I'll see if I can come up with a clearer explanation.

VVK: Also from under that:

  • Possible solution to the concerns of both the "Immortal watch" critique and the "Vanish from the timeline" critique: "My grandfather's axe", aka the Ship of Theseus. Short version: "This is my grandfather's axe. My father inherited it from his father, but the handle was a bit worn, so he replaced it.

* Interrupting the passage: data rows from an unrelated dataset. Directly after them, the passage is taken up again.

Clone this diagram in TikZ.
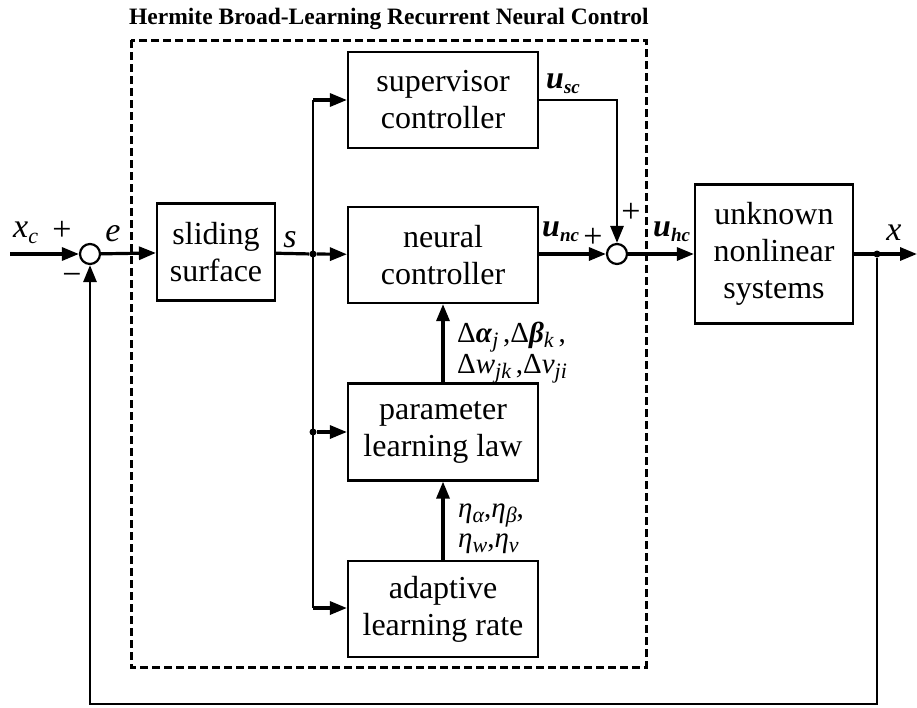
\documentclass[tikz,border=0pt]{standalone}
\usepackage{fontspec}
\setmainfont{Liberation Serif}
\usetikzlibrary{arrows.meta}

\newcommand{\lsub}[1]{\raisebox{-0.4ex}{\fontsize{22}{22}\selectfont\itshape #1}}
\newcommand{\usub}[1]{\raisebox{-0.4ex}{\fontsize{19}{19}\selectfont\bfseries\itshape #1}}

\begin{document}
\begin{tikzpicture}[x=1pt, y=-1pt, line join=miter,
  blk/.style={draw, line width=2.2pt, minimum width=190pt, minimum height=96pt,
    align=center, inner sep=0pt, font=\fontsize{32}{37}\selectfont},
  sumnode/.style={draw, circle, line width=2.2pt, minimum size=20pt, inner sep=0pt},
  sig/.style={line width=3.2pt, -{Triangle[length=17pt,width=13pt]}},
  wire/.style={line width=2.2pt},
  lbl/.style={inner sep=0pt, font=\fontsize{34}{36}\selectfont},
  dot/.style={circle, fill, inner sep=0pt, minimum size=7pt}]
  \useasboundingbox (0,0) rectangle (917,707);

  % titolo e riquadro tratteggiato
  \node[anchor=base west, inner sep=0pt, font=\fontsize{23.5}{26}\selectfont\bfseries] (title) at (129,24)
    {Hermite Broad-Learning Recurrent Neural Control};
  \draw[line width=3pt, dash pattern=on 8pt off 4pt] (131,40) rectangle (646,667);

  % blocchi
  \node[sumnode] (sum1) at (90,254) {};
  \node[blk, minimum width=118pt, minimum height=97pt] (slide) at (216,252) {sliding\\surface};
  \node[blk] (sup) at (443,100) {supervisor\\controller};
  \node[blk] (neu) at (443,255) {neural\\controller};
  \node[blk, minimum height=97pt] (par) at (443,432) {parameter\\learning law};
  \node[blk] (ada) at (443,609) {adaptive\\learning rate};
  \node[sumnode] (sum2) at (617,254) {};
  \node[blk, minimum width=158pt, minimum height=139pt] (plant) at (774,254) {unknown\\nonlinear\\systems};

  % punti di diramazione
  \node[dot] (js) at (313,254) {};
  \node[dot] (jp) at (313,432) {};
  \node[dot] (jx) at (877,254) {};
  \coordinate (bt) at (313,100);
  \coordinate (bb) at (313,608);
  \coordinate (in) at (10,254);
  \coordinate (out) at (917,254);
  \coordinate (usc) at (617,100);
  \coordinate (fbr) at (877,704);
  \coordinate (fbl) at (90,704);

  % segnali principali
  \draw[sig] (in) -- (sum1);
  \draw[sig] (sum1) -- (slide);
  \draw[line width=3.2pt] (slide) -- (js);
  \draw[sig] (js) -- (neu);
  \draw[sig] (neu.east |- sum2) -- (sum2);
  \draw[sig] (sum2) -- (plant.west |- sum2);
  \draw[sig] (plant.east |- jx) -- (out);
  \draw[sig, line width=2.8pt] (sup.east |- usc) -- (usc) -- (sum2);

  % diramazioni
  \draw[wire] (bt) -- (bb);
  \draw[sig] (bt) -- (sup);
  \draw[sig] (jp) -- (par);
  \draw[sig] (bb) -- (ada.west |- bb);
  \draw[sig] (ada) -- (par);
  \draw[sig] (par) -- (neu);

  % retroazione
  \draw[line width=2.8pt, -{Triangle[length=17pt,width=13pt]}] (jx) -- (fbr) -- (fbl) -- (sum1);

  % etichette
  \node[lbl, anchor=base west] (lxc) at (13,237) {\textit{x}\lsub{c}};
  \node[lbl] (lp1) at (62,231) {+};
  \node[lbl] (lm1) at (72,279) {−};
  \node[lbl, anchor=base] (le) at (113,241) {\textit{e}};
  \node[lbl, anchor=base] (ls) at (290,247) {\textit{s}};
  \node[lbl, anchor=base west, font=\fontsize{32}{34}\selectfont] (lusc) at (546,88) {\textbf{\textit{u}}\usub{sc}};
  \node[lbl, anchor=base west, font=\fontsize{32}{34}\selectfont] (lunc) at (542,236) {\textbf{\textit{u}}\usub{nc}};
  \node[lbl] (lp2) at (593,238) {+};
  \node[lbl] (lp3) at (631,213) {+};
  \node[lbl, anchor=base west, font=\fontsize{32}{34}\selectfont] (luhc) at (653,236) {\textbf{\textit{u}}\usub{hc}};
  \node[lbl, anchor=base] (lx) at (894,240) {\textit{x}};
  \node[lbl, anchor=base west, align=left, font=\fontsize{29}{31}\selectfont] (ldelta) at (457,373)
    {Δ\textbf{\textit{α}}\lsub{j}\,,Δ\textbf{\textit{β}}\lsub{k}\,,\\Δ\textit{w}\lsub{jk}\,,Δ\textit{v}\lsub{ji}};
  \node[lbl, anchor=base west, align=left, font=\fontsize{29}{30}\selectfont] (leta) at (458,547)
    {\textit{η}\lsub{α},\textit{η}\lsub{β},\\\textit{η}\lsub{w},\textit{η}\lsub{v}};
\end{tikzpicture}
\end{document}
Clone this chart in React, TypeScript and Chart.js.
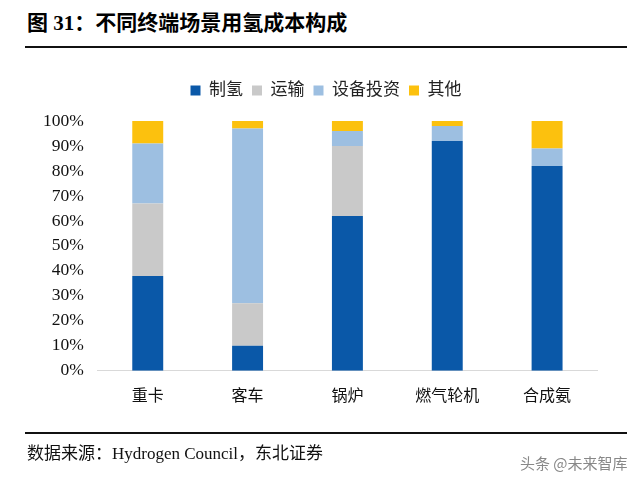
import React, { useEffect, useRef } from "react";
import { Chart, registerables } from "chart.js";

Chart.register(...registerables);

const categories = ["重卡", "客车", "锅炉", "燃气轮机", "合成氨"];
const seriesNames = ["制氢", "运输", "设备投资", "其他"];
const hydrogenProduction = [38, 10, 62, 92, 82];
const transport = [29, 17, 28, 0, 0];
const equipment = [24, 70, 6, 6, 7];
const other = [9, 3, 4, 2, 11];
const seriesColors = ["#0a58a8", "#c9c9c9", "#9dbfe1", "#fcc10e"];

const SERIF = "'Liberation Serif', 'Noto Sans CJK SC', serif";

const legendPlacementPlugin = {
  id: "legendPlacement",
  beforeInit(chart: any) {
    const legend = chart.legend;
    if (!legend) return;
    const orig = legend.fit;
    legend.fit = function () {
      orig.call(this);
      this.height = 48;
    };
  },
  afterLayout(chart: any) {
    const legend = chart.legend;
    if (!legend) return;
    legend.left += 9;
    legend.right += 9;
  },
};

export default function App() {
  const ref = useRef<HTMLCanvasElement | null>(null);
  useEffect(() => {
    if (!ref.current) return;
    const values = [hydrogenProduction, transport, equipment, other];
    const chart = new Chart(ref.current, {
      type: "bar",
      data: {
        labels: categories,
        datasets: seriesNames.map((name, i) => ({
          label: name,
          data: values[i],
          backgroundColor: seriesColors[i],
          borderWidth: 0,
          barPercentage: 0.62,
          categoryPercentage: 0.5,
        })),
      },
      plugins: [legendPlacementPlugin],
      options: {
        responsive: false,
        animation: false,
        layout: { padding: { top: 73, left: 37, right: 44, bottom: 76 } },
        plugins: {
          legend: {
            position: "top",
            labels: {
              boxWidth: 10,
              boxHeight: 10,
              padding: 9,
              color: "#222",
              font: { family: SERIF, size: 17 },
            },
          },
          tooltip: { enabled: false },
        },
        scales: {
          x: {
            stacked: true,
            grid: { display: false },
            border: { display: true, color: "#d9d9d9", width: 1 },
            ticks: { color: "#111", font: { family: SERIF, size: 16 }, padding: 8 },
          },
          y: {
            stacked: true,
            min: 0,
            max: 100,
            grid: { display: false },
            border: { display: false },
            ticks: {
              stepSize: 10,
              color: "#111",
              padding: 6,
              font: { family: SERIF, size: 17.5 },
              callback: (v: any) => v + "%",
            },
          },
        },
      },
    });
    return () => chart.destroy();
  }, []);

  return (
    <div style={{ position: "fixed", left: 0, top: 0, width: 641, height: 490, background: "#fff", overflow: "hidden" }}>
      <div style={{ position: "absolute", left: 27, top: 6, fontFamily: "'Liberation Serif', 'Noto Sans CJK SC', serif", fontWeight: 700, fontSize: 21, color: "#000", whiteSpace: "nowrap" }}>
        图&nbsp;31：不同终端场景用氢成本构成
      </div>
      <div style={{ position: "absolute", left: 25, top: 46, width: 602, height: 2, background: "#111" }} />
      <canvas ref={ref} width={641} height={490} style={{ position: "absolute", left: 0, top: 0 }} />
      <div style={{ position: "absolute", left: 25, top: 432, width: 602, height: 2, background: "#111" }} />
      <div style={{ position: "absolute", left: 27, top: 439, fontFamily: SERIF, fontSize: 17, color: "#111", whiteSpace: "nowrap" }}>
        数据来源：Hydrogen Council，东北证券
      </div>
      <div style={{ position: "absolute", left: 520, top: 452, fontFamily: "'Noto Sans CJK SC', sans-serif", fontSize: 15, color: "#888", whiteSpace: "nowrap" }}>
        头条 @未来智库
      </div>
    </div>
  );
}
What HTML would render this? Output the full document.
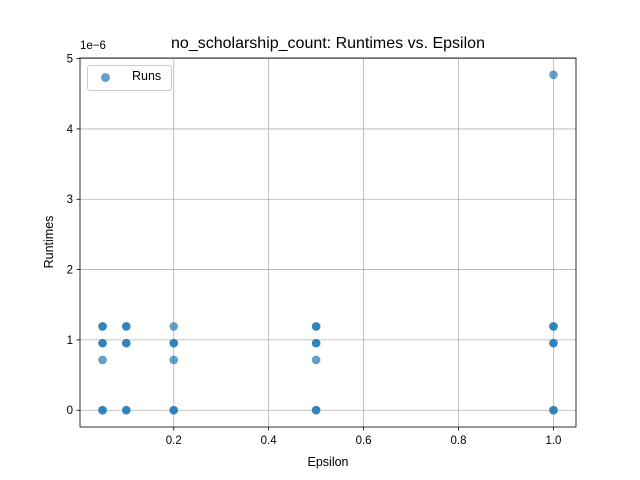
<!DOCTYPE html>
<html><head><meta charset="utf-8">
<style>
html,body{margin:0;padding:0;background:#fff;}
svg{display:block;font-family:"Liberation Sans","DejaVu Sans",sans-serif;}
</style></head>
<body>
<svg id="chart" width="640" height="480" viewBox="0 0 640 480"></svg>
<script>
const epsilons = [0.05,0.05,0.05,0.05,0.05,0.05,0.05, 0.1,0.1,0.1,0.1,0.1,0.1, 0.2,0.2,0.2,0.2,0.2,0.2, 0.5,0.5,0.5,0.5,0.5,0.5,0.5, 1.0,1.0,1.0,1.0,1.0,1.0,1.0];
const runtimes = [0,0,0.715,0.954,0.954,1.192,1.192, 0,0,0.954,0.954,1.192,1.192, 0,0,0.715,0.954,0.954,1.192, 0,0,0.715,0.954,0.954,1.192,1.192, 0,0,0.954,0.954,1.192,1.192,4.77];
const xTicks = [0.2,0.4,0.6,0.8,1.0];
const xTickLabels = ["0.2","0.4","0.6","0.8","1.0"];
const yTicks = [0,1,2,3,4,5];
const yTickLabels = ["0","1","2","3","4","5"];

const NS="http://www.w3.org/2000/svg";
const svg=document.getElementById('chart');
const L=80,R=576,T=58,B=427;
const xMin=0.0025,xMax=1.0475,yMin=-0.2385,yMax=5.0085;
const sx=v=>L+(v-xMin)/(xMax-xMin)*(R-L);
const sy=v=>B-(v-yMin)/(yMax-yMin)*(B-T);
function mk(tag,attrs,parent){const e=document.createElementNS(NS,tag);for(const k in attrs)e.setAttribute(k,attrs[k]);(parent||svg).appendChild(e);return e;}

const grid=mk('g',{});


xTicks.forEach((t,i)=>{
  const x=sx(t);
  mk('line',{x1:x,x2:x,y1:T,y2:B,stroke:'#b0b0b0','stroke-width':0.8},grid);
  mk('line',{x1:x,x2:x,y1:B,y2:B+3.5,stroke:'#000','stroke-width':0.8});
  const tx=mk('text',{x:x,y:B+17,'font-size':11.5,'text-anchor':'middle'});
  tx.textContent=xTickLabels[i];
  
  
});
yTicks.forEach((t,i)=>{
  const y=sy(t);
  mk('line',{x1:L,x2:R,y1:y,y2:y,stroke:'#b0b0b0','stroke-width':0.8},grid);
  mk('line',{x1:L-3.5,x2:L,y1:y,y2:y,stroke:'#000','stroke-width':0.8});
  const tx=mk('text',{x:L-7,y:y+4,'font-size':11.5,'text-anchor':'end'});
  tx.textContent=yTickLabels[i];
  
  
});

const pts=mk('g',{});


epsilons.forEach((e,i)=>{
  const c=mk('circle',{cx:sx(e),cy:sy(runtimes[i]),r:4.3,fill:'#1f77b4','fill-opacity':0.7},pts);
  
  
});

const frame=mk('rect',{x:L,y:T,width:R-L,height:B-T,fill:'none',stroke:'#000','stroke-width':0.8});


</script>
<div style="position:absolute;left:0;top:0;width:640px;height:480px;pointer-events:none;font-family:'Liberation Sans','DejaVu Sans',sans-serif;">
  <div style="position:absolute;left:80px;width:496px;top:35px;text-align:center;font-size:16px;">no_scholarship_count: Runtimes vs. Epsilon</div>
  <div style="position:absolute;left:80px;top:40px;font-size:11.5px;">1e−6</div>
  <div style="position:absolute;left:80px;width:496px;top:455px;text-align:center;font-size:12.5px;">Epsilon</div>
  <div style="position:absolute;left:49px;top:242px;font-size:12.5px;transform:translate(-50%,-50%) rotate(-90deg);">Runtimes</div>
  <div style="position:absolute;left:87px;top:65px;width:83px;height:24px;border:1px solid #ccc;border-radius:3px;background:rgba(255,255,255,0.8);">
    <span style="position:absolute;left:13px;top:7px;width:9px;height:9px;border-radius:50%;background:#1f77b4;opacity:0.7;"></span>
    <span style="position:absolute;left:44px;top:3px;font-size:12.5px;">Runs</span>
  </div>
</div>
</body></html>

I inherited it from my father, but the blade was a bit rusty, so I replaced that." An object travelling through time does not need to be composed entirely of the original parts, and while the "watch" itself may be immortal, the replacement parts composing it have a finite age at the time they're added to the watch; the nice thing about this is it leaves no loose ends - thanks to time travel, when a replacement part gets worn out, it can be replaced by a young version of itself, because the watch has traveled back to a point in time prior to when the part was used to repair it.

This describes a special case; the paradox still "exists" because there's no reason why the agents involved would be compelled in all cases to follow this procedure. And even if they did, there could still be infinitely many slightly different variations of the events until one of them involved the loop stopping for some reason or other. So this doesn't really solve anything, interesting as it is.